>>>>
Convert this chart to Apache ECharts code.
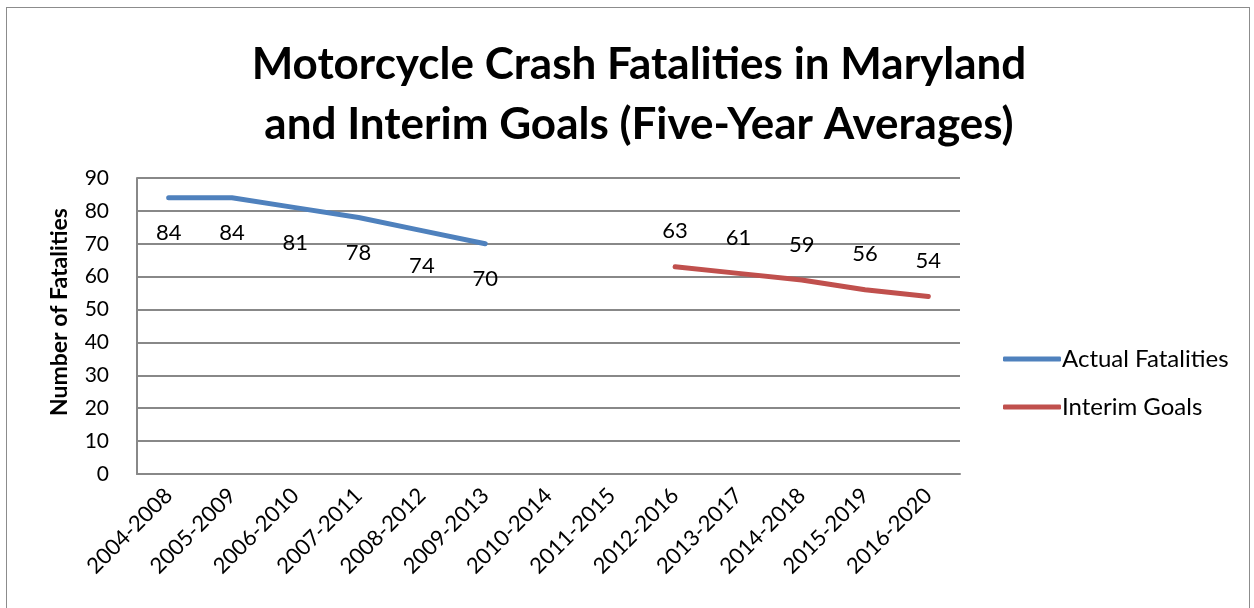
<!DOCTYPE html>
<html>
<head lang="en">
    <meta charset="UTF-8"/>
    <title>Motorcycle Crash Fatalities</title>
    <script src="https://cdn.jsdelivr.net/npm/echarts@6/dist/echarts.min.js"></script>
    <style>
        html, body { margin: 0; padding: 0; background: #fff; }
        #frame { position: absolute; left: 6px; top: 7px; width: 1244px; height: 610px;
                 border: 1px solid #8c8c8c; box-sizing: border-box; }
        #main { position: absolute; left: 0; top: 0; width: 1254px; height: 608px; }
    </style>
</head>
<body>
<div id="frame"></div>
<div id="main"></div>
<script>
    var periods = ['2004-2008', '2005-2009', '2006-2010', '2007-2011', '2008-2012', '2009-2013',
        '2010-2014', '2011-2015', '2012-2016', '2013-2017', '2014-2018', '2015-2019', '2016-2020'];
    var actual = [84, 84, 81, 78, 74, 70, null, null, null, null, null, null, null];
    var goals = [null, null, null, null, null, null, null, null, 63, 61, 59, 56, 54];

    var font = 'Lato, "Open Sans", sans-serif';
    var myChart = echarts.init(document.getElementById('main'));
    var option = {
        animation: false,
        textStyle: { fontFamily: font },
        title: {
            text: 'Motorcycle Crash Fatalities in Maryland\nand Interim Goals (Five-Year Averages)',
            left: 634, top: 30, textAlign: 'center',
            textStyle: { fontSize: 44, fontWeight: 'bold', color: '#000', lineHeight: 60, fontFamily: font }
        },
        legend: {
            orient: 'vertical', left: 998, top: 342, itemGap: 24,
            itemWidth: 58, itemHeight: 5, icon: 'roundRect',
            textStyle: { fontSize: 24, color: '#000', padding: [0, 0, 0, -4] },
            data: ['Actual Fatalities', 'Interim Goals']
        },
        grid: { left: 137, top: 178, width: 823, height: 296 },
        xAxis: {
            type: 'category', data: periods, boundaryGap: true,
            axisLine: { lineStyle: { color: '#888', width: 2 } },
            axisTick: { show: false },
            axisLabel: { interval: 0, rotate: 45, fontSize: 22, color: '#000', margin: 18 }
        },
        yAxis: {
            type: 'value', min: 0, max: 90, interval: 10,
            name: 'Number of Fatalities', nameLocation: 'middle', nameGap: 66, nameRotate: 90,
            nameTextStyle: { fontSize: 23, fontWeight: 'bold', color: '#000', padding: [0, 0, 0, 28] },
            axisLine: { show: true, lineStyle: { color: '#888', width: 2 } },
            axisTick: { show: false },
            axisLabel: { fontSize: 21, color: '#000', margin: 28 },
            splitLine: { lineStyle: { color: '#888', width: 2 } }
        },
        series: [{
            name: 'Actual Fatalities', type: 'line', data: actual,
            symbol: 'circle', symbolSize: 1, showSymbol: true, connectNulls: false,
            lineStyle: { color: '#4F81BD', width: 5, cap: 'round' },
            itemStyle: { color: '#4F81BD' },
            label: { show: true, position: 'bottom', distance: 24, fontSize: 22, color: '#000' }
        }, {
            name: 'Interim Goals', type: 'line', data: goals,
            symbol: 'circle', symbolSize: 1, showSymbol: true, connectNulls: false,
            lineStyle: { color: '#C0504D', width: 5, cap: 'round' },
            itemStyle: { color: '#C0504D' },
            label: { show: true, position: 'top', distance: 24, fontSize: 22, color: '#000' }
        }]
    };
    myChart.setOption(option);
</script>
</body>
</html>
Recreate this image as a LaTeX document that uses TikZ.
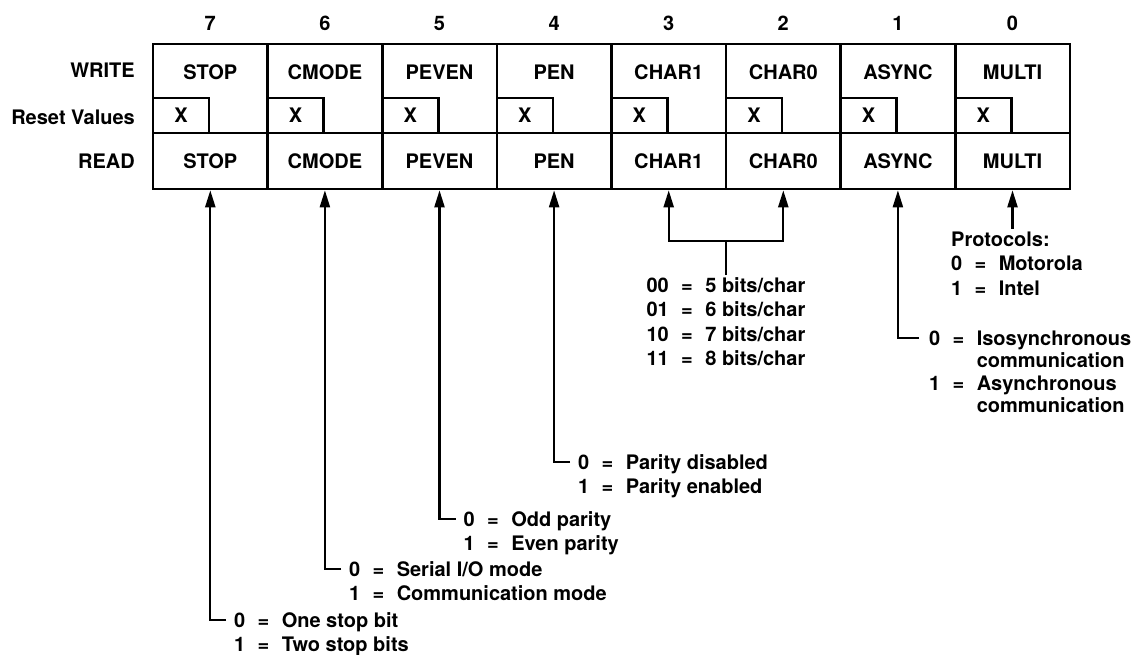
<<<<
■ **DIRECTION**
Only the number is wanted: how many lines contain the string "document"?

■ **CORRECT OUTPUT**
2